**Exercise**: Print nothing but the lines from the start of the listing below through the line that contains "const yTicksC = [1, 1e2, 1e4, 1e6, 1e8, 1e10];". Do not include the pictures.

==*==

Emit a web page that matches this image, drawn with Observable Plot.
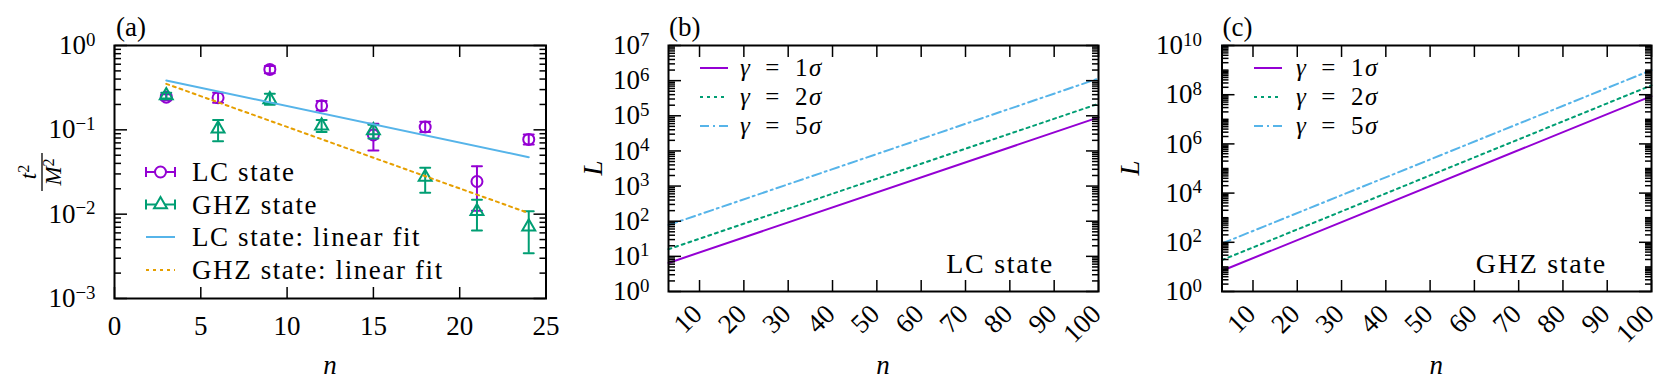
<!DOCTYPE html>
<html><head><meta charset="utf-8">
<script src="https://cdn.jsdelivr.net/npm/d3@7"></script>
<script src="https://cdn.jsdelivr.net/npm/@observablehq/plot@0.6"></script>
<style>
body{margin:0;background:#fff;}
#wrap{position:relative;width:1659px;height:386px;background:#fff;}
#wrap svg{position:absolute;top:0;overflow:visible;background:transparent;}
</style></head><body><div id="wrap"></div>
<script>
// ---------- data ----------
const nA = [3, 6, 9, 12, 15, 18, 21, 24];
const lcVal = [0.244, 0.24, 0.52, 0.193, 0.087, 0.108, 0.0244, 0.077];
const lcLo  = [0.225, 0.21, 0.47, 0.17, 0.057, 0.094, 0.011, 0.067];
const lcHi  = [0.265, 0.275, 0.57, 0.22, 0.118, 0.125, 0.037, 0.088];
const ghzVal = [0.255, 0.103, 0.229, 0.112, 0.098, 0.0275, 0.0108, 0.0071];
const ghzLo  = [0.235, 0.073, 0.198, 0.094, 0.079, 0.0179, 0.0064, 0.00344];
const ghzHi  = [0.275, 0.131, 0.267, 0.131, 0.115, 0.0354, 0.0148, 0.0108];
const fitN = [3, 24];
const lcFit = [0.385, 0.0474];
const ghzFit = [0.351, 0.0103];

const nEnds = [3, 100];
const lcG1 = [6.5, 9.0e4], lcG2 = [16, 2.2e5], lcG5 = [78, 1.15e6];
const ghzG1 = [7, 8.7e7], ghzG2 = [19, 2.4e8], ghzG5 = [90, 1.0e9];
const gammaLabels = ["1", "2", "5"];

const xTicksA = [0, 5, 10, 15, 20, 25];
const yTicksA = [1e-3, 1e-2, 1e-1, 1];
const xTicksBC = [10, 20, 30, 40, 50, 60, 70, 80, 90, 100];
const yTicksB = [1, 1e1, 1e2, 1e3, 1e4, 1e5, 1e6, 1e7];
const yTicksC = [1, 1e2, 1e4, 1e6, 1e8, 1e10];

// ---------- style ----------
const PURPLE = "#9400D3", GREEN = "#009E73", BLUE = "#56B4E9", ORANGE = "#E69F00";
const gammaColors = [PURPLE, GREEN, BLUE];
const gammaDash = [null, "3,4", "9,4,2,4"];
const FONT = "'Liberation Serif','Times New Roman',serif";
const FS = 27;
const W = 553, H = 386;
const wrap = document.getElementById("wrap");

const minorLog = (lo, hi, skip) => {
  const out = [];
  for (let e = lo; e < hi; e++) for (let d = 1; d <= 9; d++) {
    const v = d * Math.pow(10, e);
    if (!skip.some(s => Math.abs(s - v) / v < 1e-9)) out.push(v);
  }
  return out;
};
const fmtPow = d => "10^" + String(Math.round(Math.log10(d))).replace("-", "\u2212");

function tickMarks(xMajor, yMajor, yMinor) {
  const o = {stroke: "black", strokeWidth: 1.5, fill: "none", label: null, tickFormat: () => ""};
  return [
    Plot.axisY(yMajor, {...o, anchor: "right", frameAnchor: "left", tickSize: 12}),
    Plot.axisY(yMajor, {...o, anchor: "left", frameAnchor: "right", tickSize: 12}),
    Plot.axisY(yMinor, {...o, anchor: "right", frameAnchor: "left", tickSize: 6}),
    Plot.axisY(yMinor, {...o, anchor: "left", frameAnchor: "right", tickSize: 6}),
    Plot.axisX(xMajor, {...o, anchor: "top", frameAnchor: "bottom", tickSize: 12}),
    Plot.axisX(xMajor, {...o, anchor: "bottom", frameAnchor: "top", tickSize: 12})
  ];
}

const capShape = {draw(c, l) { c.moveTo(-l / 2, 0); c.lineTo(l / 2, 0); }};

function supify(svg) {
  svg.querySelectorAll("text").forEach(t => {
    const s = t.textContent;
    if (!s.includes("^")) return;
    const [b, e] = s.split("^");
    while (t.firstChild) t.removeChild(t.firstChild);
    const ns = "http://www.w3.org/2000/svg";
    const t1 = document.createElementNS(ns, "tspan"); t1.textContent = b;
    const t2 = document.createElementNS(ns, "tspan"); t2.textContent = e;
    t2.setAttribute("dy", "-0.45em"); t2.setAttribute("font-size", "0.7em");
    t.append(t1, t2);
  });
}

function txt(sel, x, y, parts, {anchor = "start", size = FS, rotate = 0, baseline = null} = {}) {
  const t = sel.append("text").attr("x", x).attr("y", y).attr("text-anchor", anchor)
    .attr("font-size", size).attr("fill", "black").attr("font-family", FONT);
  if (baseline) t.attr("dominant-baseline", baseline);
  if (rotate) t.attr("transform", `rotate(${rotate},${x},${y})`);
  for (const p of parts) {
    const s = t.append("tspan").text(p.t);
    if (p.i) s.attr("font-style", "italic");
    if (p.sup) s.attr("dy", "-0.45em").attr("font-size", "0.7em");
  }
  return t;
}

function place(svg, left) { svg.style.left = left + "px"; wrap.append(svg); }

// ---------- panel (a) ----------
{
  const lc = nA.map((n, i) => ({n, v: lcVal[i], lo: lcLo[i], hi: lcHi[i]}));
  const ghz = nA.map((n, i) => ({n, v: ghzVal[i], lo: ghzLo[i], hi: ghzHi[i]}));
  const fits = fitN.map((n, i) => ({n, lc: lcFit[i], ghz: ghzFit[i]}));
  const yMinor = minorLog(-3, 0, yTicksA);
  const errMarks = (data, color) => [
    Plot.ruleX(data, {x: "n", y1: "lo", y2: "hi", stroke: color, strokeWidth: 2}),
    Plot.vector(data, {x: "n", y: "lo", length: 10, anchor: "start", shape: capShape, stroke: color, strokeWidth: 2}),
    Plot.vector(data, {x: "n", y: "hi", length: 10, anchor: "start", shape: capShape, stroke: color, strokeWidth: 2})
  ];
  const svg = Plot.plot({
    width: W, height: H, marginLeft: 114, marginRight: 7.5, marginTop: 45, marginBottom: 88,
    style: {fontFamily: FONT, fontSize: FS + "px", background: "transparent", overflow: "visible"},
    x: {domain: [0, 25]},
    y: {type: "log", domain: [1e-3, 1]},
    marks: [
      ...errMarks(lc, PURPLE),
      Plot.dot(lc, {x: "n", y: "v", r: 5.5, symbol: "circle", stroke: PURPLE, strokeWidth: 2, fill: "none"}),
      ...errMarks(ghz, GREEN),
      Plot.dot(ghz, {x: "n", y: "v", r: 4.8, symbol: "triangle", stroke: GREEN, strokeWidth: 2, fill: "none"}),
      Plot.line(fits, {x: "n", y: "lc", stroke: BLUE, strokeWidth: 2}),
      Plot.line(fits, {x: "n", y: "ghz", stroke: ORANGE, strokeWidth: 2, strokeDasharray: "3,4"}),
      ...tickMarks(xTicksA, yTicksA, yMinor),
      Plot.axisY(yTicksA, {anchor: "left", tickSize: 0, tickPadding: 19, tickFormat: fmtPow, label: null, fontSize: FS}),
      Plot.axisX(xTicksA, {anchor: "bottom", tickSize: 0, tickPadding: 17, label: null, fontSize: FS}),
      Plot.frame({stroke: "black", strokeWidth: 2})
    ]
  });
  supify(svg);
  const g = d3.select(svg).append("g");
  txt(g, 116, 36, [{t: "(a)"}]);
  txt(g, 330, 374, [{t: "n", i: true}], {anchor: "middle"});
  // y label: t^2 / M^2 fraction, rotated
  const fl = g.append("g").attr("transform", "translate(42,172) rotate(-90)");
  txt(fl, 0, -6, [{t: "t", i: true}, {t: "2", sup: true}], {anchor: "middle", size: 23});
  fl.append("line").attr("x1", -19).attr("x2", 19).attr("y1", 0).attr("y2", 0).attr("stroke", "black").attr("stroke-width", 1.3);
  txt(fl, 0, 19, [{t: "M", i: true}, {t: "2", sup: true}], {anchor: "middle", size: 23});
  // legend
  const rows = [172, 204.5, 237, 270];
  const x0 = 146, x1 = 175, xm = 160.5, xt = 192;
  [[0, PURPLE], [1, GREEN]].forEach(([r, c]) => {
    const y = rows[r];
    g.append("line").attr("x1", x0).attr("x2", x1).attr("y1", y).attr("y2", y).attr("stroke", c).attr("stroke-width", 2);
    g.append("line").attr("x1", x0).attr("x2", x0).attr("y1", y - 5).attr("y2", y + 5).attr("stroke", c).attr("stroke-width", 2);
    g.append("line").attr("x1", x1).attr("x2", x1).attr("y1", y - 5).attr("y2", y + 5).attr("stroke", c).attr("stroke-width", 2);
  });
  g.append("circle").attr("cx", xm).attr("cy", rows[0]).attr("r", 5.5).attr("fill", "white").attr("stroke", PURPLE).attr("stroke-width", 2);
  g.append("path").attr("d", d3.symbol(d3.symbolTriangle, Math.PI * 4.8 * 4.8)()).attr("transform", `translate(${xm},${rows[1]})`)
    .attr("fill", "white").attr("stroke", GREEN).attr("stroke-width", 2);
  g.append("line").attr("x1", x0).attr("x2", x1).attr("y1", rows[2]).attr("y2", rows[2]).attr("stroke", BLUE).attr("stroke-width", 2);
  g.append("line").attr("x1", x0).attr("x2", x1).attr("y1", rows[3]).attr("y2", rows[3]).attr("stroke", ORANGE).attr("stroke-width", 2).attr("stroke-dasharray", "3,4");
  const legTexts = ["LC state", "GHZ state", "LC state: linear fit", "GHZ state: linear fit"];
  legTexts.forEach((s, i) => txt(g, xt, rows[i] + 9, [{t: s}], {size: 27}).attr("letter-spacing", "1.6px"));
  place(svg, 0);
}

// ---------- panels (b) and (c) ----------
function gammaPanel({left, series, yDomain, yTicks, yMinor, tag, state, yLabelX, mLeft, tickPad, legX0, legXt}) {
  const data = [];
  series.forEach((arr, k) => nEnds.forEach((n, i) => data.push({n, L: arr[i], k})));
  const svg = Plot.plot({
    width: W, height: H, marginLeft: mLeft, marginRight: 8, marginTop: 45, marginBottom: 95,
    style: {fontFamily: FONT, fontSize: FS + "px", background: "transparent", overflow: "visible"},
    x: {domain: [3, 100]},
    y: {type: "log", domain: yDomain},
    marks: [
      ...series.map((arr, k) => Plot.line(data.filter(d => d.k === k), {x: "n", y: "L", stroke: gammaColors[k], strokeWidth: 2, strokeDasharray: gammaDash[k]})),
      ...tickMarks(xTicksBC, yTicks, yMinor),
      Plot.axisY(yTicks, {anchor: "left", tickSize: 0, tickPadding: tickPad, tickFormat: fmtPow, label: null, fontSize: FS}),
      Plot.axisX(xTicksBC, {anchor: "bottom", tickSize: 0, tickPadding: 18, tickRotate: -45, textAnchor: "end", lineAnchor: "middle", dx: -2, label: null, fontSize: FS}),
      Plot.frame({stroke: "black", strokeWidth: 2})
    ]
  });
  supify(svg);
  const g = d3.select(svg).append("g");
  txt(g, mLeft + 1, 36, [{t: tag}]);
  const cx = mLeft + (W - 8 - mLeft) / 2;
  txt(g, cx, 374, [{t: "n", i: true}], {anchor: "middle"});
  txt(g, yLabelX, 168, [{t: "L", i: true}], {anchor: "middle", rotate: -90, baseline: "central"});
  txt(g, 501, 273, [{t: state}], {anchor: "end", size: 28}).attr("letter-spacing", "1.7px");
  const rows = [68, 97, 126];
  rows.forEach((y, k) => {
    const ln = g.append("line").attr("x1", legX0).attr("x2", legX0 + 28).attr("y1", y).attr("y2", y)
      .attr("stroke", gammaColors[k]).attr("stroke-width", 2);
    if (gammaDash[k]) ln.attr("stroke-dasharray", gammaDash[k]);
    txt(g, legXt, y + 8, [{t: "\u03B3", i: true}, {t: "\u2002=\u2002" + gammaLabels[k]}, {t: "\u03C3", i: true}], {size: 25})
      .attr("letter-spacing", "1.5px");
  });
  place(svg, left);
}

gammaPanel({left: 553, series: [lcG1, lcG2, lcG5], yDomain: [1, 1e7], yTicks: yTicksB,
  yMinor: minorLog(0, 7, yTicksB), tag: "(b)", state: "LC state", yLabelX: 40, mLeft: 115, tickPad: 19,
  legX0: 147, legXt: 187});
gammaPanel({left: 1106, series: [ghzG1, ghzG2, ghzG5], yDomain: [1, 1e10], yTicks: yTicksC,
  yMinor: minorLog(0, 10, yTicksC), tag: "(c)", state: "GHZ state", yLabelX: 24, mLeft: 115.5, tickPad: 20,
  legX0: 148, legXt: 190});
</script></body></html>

==*==

**Written solution**:
Emit a web page that matches this image, drawn with Observable Plot.
<!DOCTYPE html>
<html><head><meta charset="utf-8">
<script src="https://cdn.jsdelivr.net/npm/d3@7"></script>
<script src="https://cdn.jsdelivr.net/npm/@observablehq/plot@0.6"></script>
<style>
body{margin:0;background:#fff;}
#wrap{position:relative;width:1659px;height:386px;background:#fff;}
#wrap svg{position:absolute;top:0;overflow:visible;background:transparent;}
</style></head><body><div id="wrap"></div>
<script>
// ---------- data ----------
const nA = [3, 6, 9, 12, 15, 18, 21, 24];
const lcVal = [0.244, 0.24, 0.52, 0.193, 0.087, 0.108, 0.0244, 0.077];
const lcLo  = [0.225, 0.21, 0.47, 0.17, 0.057, 0.094, 0.011, 0.067];
const lcHi  = [0.265, 0.275, 0.57, 0.22, 0.118, 0.125, 0.037, 0.088];
const ghzVal = [0.255, 0.103, 0.229, 0.112, 0.098, 0.0275, 0.0108, 0.0071];
const ghzLo  = [0.235, 0.073, 0.198, 0.094, 0.079, 0.0179, 0.0064, 0.00344];
const ghzHi  = [0.275, 0.131, 0.267, 0.131, 0.115, 0.0354, 0.0148, 0.0108];
const fitN = [3, 24];
const lcFit = [0.385, 0.0474];
const ghzFit = [0.351, 0.0103];

const nEnds = [3, 100];
const lcG1 = [6.5, 9.0e4], lcG2 = [16, 2.2e5], lcG5 = [78, 1.15e6];
const ghzG1 = [7, 8.7e7], ghzG2 = [19, 2.4e8], ghzG5 = [90, 1.0e9];
const gammaLabels = ["1", "2", "5"];

const xTicksA = [0, 5, 10, 15, 20, 25];
const yTicksA = [1e-3, 1e-2, 1e-1, 1];
const xTicksBC = [10, 20, 30, 40, 50, 60, 70, 80, 90, 100];
const yTicksB = [1, 1e1, 1e2, 1e3, 1e4, 1e5, 1e6, 1e7];
const yTicksC = [1, 1e2, 1e4, 1e6, 1e8, 1e10];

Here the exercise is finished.